##### EXTRACTED DATA
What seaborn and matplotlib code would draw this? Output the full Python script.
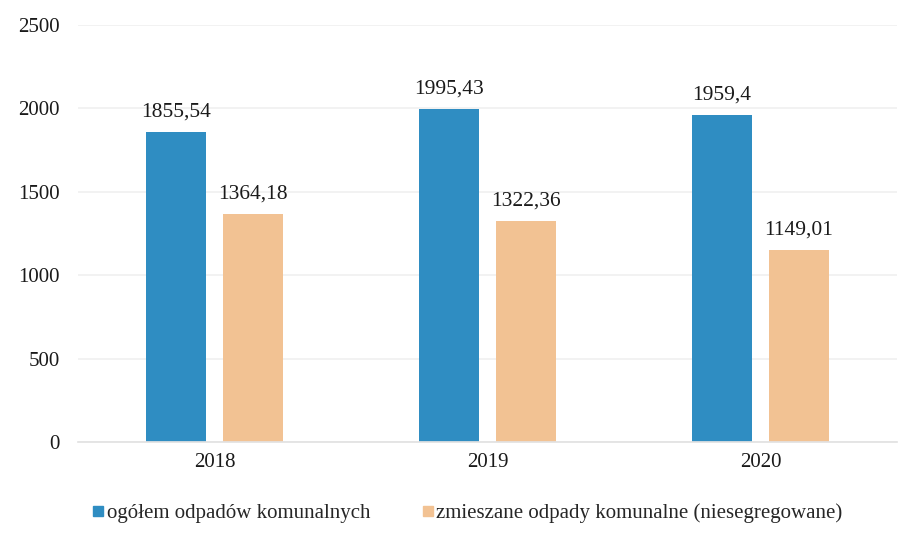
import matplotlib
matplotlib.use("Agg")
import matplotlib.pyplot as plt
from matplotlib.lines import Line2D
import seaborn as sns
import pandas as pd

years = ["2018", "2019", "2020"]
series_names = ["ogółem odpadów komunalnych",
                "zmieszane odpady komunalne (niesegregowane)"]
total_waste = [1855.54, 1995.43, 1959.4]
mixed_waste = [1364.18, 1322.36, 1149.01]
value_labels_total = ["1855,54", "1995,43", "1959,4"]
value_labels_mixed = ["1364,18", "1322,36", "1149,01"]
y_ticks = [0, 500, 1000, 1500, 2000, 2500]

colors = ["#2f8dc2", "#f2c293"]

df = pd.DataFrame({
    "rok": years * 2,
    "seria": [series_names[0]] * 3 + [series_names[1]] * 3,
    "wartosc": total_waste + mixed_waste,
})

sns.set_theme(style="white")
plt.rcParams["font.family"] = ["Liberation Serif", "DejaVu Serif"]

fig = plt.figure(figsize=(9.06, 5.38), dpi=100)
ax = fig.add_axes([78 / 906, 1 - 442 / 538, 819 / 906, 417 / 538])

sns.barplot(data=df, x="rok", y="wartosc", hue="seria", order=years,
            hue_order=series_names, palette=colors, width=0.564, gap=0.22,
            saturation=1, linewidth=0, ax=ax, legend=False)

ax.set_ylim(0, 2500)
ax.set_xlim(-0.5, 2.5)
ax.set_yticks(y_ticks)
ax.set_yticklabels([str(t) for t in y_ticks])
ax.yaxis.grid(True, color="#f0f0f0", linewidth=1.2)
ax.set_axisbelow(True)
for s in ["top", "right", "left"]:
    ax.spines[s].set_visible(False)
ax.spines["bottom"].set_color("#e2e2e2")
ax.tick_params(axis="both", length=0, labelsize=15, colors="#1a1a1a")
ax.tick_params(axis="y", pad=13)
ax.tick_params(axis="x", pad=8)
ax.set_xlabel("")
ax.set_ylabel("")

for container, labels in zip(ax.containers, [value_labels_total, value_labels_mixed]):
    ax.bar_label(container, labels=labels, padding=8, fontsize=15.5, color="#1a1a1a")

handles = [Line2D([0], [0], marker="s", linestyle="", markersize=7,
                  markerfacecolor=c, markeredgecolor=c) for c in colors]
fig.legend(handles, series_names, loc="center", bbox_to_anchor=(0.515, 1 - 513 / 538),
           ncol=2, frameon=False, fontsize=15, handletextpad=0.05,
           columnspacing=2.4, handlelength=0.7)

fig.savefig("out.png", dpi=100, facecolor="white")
##########
##### EXTRACTED DATA
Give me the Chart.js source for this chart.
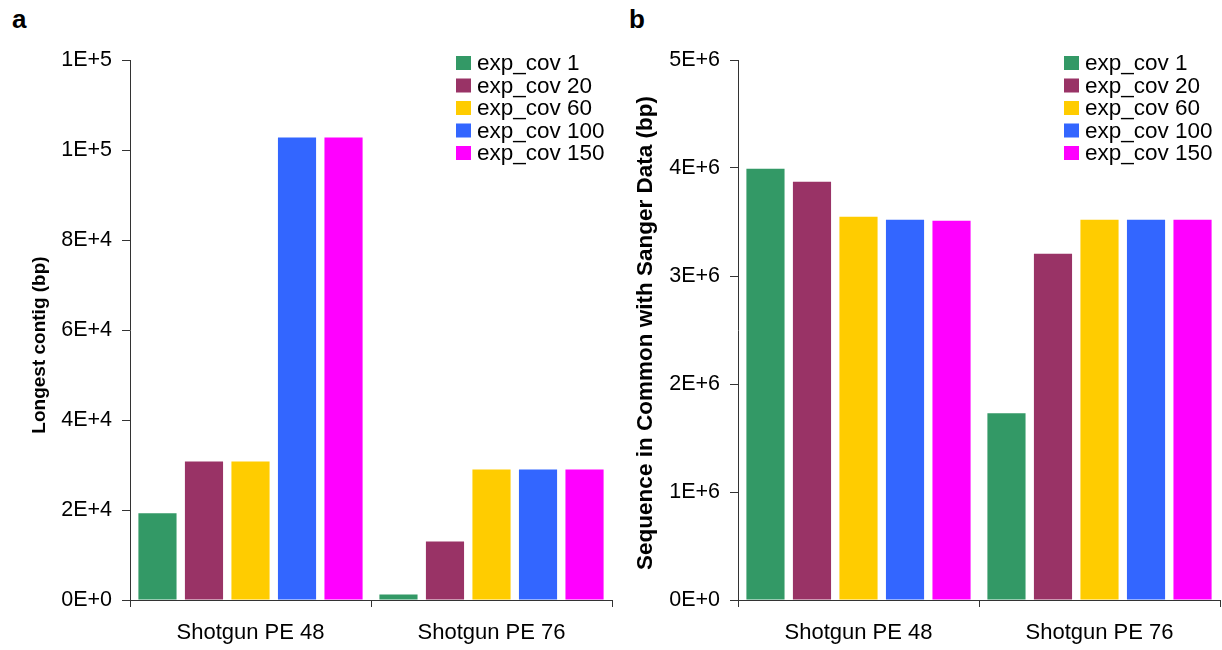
##########
TASK STATEMENT: Extract the stretch of lines that begins at the line with "What seaborn and" and ends at the line with "y_ticks = [0, 500, 1000, 1500, 2000, 2500]", inclusive. Omit every picture.

WRITTEN REPLY:
What seaborn and matplotlib code would draw this? Output the full Python script.
import matplotlib
matplotlib.use("Agg")
import matplotlib.pyplot as plt
from matplotlib.lines import Line2D
import seaborn as sns
import pandas as pd

years = ["2018", "2019", "2020"]
series_names = ["ogółem odpadów komunalnych",
                "zmieszane odpady komunalne (niesegregowane)"]
total_waste = [1855.54, 1995.43, 1959.4]
mixed_waste = [1364.18, 1322.36, 1149.01]
value_labels_total = ["1855,54", "1995,43", "1959,4"]
value_labels_mixed = ["1364,18", "1322,36", "1149,01"]
y_ticks = [0, 500, 1000, 1500, 2000, 2500]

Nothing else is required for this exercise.